Mr. Hurrell said that talks with the market have gone well and that it is being ‘very positive, very responsive and recognising the challenges and the problems’.

“In fact, from the insurers point of view they are saying that there are claims which they are legally entitled to turn down which they would like to pay. These days when you get a legal opinion that says you can turn this claim down they have a fiduciary responsibility to their shareholders to turn it down. It [the law] is putting them in a difficult position,” he added.

In a recent AIRMIC live debate experts from across the spectrum agreed, to various degrees, that the current law does favour insurers over buyers, [see related story].

According to Mr. Hurrell there are three reasons why the current law is unfair on buyers.

The definition of materiality is defined in the Marine Insurance Act as being that which the prudent insurer would regard as material and not which the reasonable insured would regard as material.

Modern multinational and complex organisations of today were not contemplated when the act came into force in 1906, making the full duty of disclosure almost impossible in the current operating environment.

And thirdly, the punishment for non-disclosure does not fit the crime. “If there is a breach of disclosure of material information, even if that is not related to the claim in question and even if it was innocent, the insurers are legally enabled, and therefore in many cases obliged, to not only decline that claim but actually void the policy ab initio,” he explained.

And, when compared with other jurisdictions the situation in the U.K. ‘appears to be the most draconian and onerous disclosure obligation that we have found anywhere,’ Mr. Hurrell added.

In terms of best practice AIRMIC has clear objectives that it would like to achieve.

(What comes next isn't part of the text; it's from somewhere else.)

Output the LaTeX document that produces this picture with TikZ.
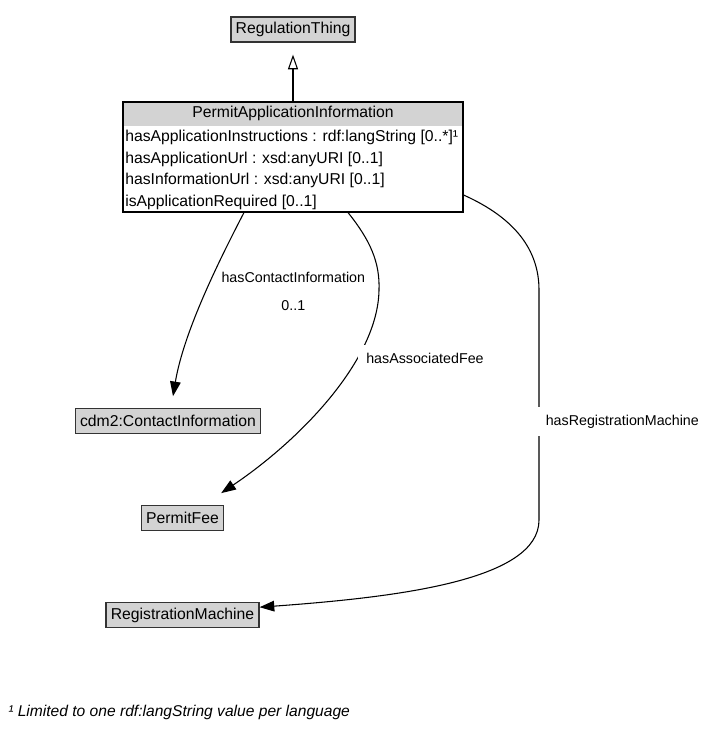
\documentclass[tikz,border=0pt]{standalone}
\usepackage{fontspec}
\setmainfont{Liberation Sans}
\usetikzlibrary{arrows.meta,calc}
\definecolor{clsfill}{HTML}{D3D3D3}
\definecolor{clsline}{HTML}{333333}
\tikzset{
  cls/.style={draw=clsline, fill=clsfill, line width=0.9pt, minimum height=18.75pt, inner xsep=3.6pt, inner ysep=0pt, font=\fontsize{11.8}{14}\selectfont},
  attr/.style={anchor=base west, inner sep=0pt, font=\fontsize{11.8}{14}\selectfont},
  lbl/.style={fill=white, inner sep=1.5pt, font=\fontsize{10.7}{13}\selectfont},
  assoc/.style={line width=0.8pt, -{Triangle[length=11pt,width=8pt]}},
  isa/.style={line width=0.8pt, -{Triangle[open,length=11pt,width=7.5pt]}}
}
\begin{document}
\begin{tikzpicture}[x=0.75pt,y=-0.75pt]
	\useasboundingbox (0,0) rectangle (710,742);
	
	\node[cls] (regthing) at (293,29.5) {RegulationThing};
	
	\node[fill=clsfill, minimum width=255pt, minimum height=17.6pt, inner sep=0pt, font=\fontsize{11.8}{14}\selectfont] (paihead) at (293,113.8) {PermitApplicationInformation};
	\node[draw, line width=0.8pt, minimum width=255pt, minimum height=82.5pt, inner sep=0pt] (pai) at (293,157) {};
	\node[attr] (attr1) at (125,141.5) {hasApplicationInstructions : rdf:langString [0..*]¹};
	\node[attr] (attr2) at (125,163) {hasApplicationUrl : xsd:anyURI [0..1]};
	\node[attr] (attr3) at (125,184.5) {hasInformationUrl : xsd:anyURI [0..1]};
	\node[attr] (attr4) at (125,206) {isApplicationRequired [0..1]};
	
	\node[cls] (contact) at (168,420.8) {cdm2:ContactInformation};
	\node[cls] (fee) at (182.5,518.2) {PermitFee};
	\node[cls] (regmach) at (182.5,615.2) {RegistrationMachine};
	
	\draw[isa] (pai.north) -- ($(regthing.south)+(0,12)$);
	\draw[assoc] ($(pai.south)+(-49,0)$) .. controls (222,255) and (184,330) .. ($(contact.north)+(5,-11.5)$);
	\draw[assoc] ($(pai.south)+(55,0)$) .. controls (370,240) and (380,262) .. (379,290) .. controls (378,360) and (300,440) .. ($(fee.north east)+(-3,-12)$);
	\draw[assoc] ($(pai.east)+(0,38)$) .. controls (515,218) and (539,250) .. (539,290) -- (539,520) .. controls (539,580) and (400,597) .. ($(regmach.east)+(0,-8)$);
	
	\node[lbl] (lblcontact) at (293.3,277.3) {hasContactInformation};
	\node[lbl] (lblmult) at (293.3,306) {0..1};
	\node[lbl, minimum height=20pt, inner xsep=6pt, anchor=west] (lblfee) at (358,358.3) {hasAssociatedFee};
	\node[lbl, minimum height=22pt, inner xsep=6pt, anchor=west] (lblregmach) at (537.5,421.7) {hasRegistrationMachine};
	
	\node[anchor=west, inner sep=0pt, font=\fontsize{11.7}{14}\selectfont\itshape] (footnote) at (8,712) {¹ Limited to one rdf:langString value per language};
\end{tikzpicture}
\end{document}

“One is to make sure that innocent non-disclosure is not punished. And what goes behind that is what is the knowledge in the client organisations that is responsible for disclosing. The way that the act is written at the moment, if you have an organisation in fifty countries with fifty thousand employees and ten operating divisions the act says that anyone in the organisation has a duty to disclose to the insurer, which is completely impractical. So we are saying let’s define who in the organisation, is it the company secretary or is it the risk management department, is responsible for disclosure,” explained Mr. Hurrell.

If that person or department then fails to disclose material information then we can fully understand that insurers would need to make a difficult decision on disclosure, noted Mr. Hurrell.

“But if the information doesn’t get to that person after full and thorough discovery processes are undertaken, say somebody in Venezuela decides that this information wasn’t material, then the organisation shouldn’t be punished because that is what insurers are there to do. So we want to make sure that innocent non-disclosure is not cause for avoiding the policy,” he continued.

AIRMIC is also looking at the remedies to non-disclosure, explained Mr. Hurrell.

“On this we are trying to get back to what would the underwriter have done if that piece of information had been disclosed at the time of the underwriting. So if they would have increased the premium or if they would have applied a higher deductible it is fair enough for them to do so now with the benefit of hindsight. And, they would be compensated for that after the event,” he continued.

“If they would have written the policy at different terms is it fair and reasonable that they avoid the policy when this non-disclosure comes up? And, we are saying that is not fair and reasonable and they [the underwriters] are all agreeing with that. So we are saying how can you, the insurer, now create some language that you are happy to sign which will then give the insured that commitment that you will behave as you tell us now that you are intending to behave,” he added.